How To: Properly Stalk An Ex

Stalking your ex on social media is one of the most essential parts of a post-breakup betch's life. It's like stretching after you do cardio—you gotta do it or else your muscles will tense up and you'll feel like shit all the time. That being said, here is our guide to getting the most out of your post-breakup stalking.


It's common knowledge that betches make excellent spies because they know how to spot shady behavior and their hair is full of secrets. Your ability to mimic your ex and be shady AF is crucial here because one accidental 'like' on an old profile pic or a status he was tagged in like three weeks ago and the whole operation is blown.

Silence is the name of the game, which means that no matter how much you want to flip the fuck out at him over text for 'liking' some girl who claims to be a model's bikini pics on insta, you're going to have to keep silent. Otherwise next time you log in you'll find yourself blocked on Facebook, insta, and twitter and the whole mission will have to be aborted. And you'll look like a freak. 


When you find some truly incriminating behavior like a pic of him with his OTHER ex just days after your official split, or an accidentally tweeted pic of his dick that was clearly supposed to be a DM, it's time to get a second pair of eyes on the situation to let you know exactly how to proceed. This is important because, and I don't have the numbers on this, but I'm pretty sure that 90% of car fires could have been prevented if some betch had just consulted her bestie before buying all that gasoline.

Your bestie is the best(ie) woman for the job because she's far enough away from the situation to not actually give a shit herself, but close enough to the situation to know exactly how much she should be pretending to give a shit that he and that skank from his church keep RTing each other. Plus she's in the perfect position to passive aggressively fav things so that he'll know he's being fucking watched.


Even the most experienced stalker can get things wrong sometimes, which it's important to check and double check facts before going in for the kill (or the super-long angry text). Bros are fascinating creatures whose behavior does not always follow what we as betches would consider to be “logic” so applying whatever rules you have for social media flirting upon him is the fastest way to accidentally yell at your ex for commenting “love you!” on a pic of his cousin because they don't have the same last name and it's not like you ever asked him about his family. Just remember that this dude was stupid enough to lose you, so he's probably stupid enough to flirt with your friend on the internet and not even know he's doing it.

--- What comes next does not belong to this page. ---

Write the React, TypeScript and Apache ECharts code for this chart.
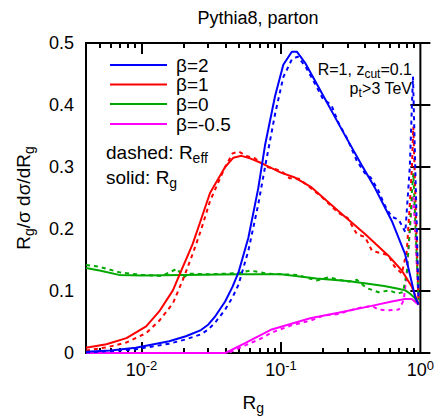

A betch can go crazy if she becomes too obsessed with her intelligence gathering mission. It is important to remember that anything that you see on his profile that might have upset you was written by the same shitty dude who you know for a fact spends most of his nights dick in hand, balls deep in a plate of nachos, playing Mario Kart with the same five dudes he's been playing Mario Kart with since high school. While the internet might feel like real life, it's actually not so don't let shit that happens there affect your mental health IRL. Do that, and suddenly you'll look around and see that you're the Carrie Mathison of breakups and your show totally blows now.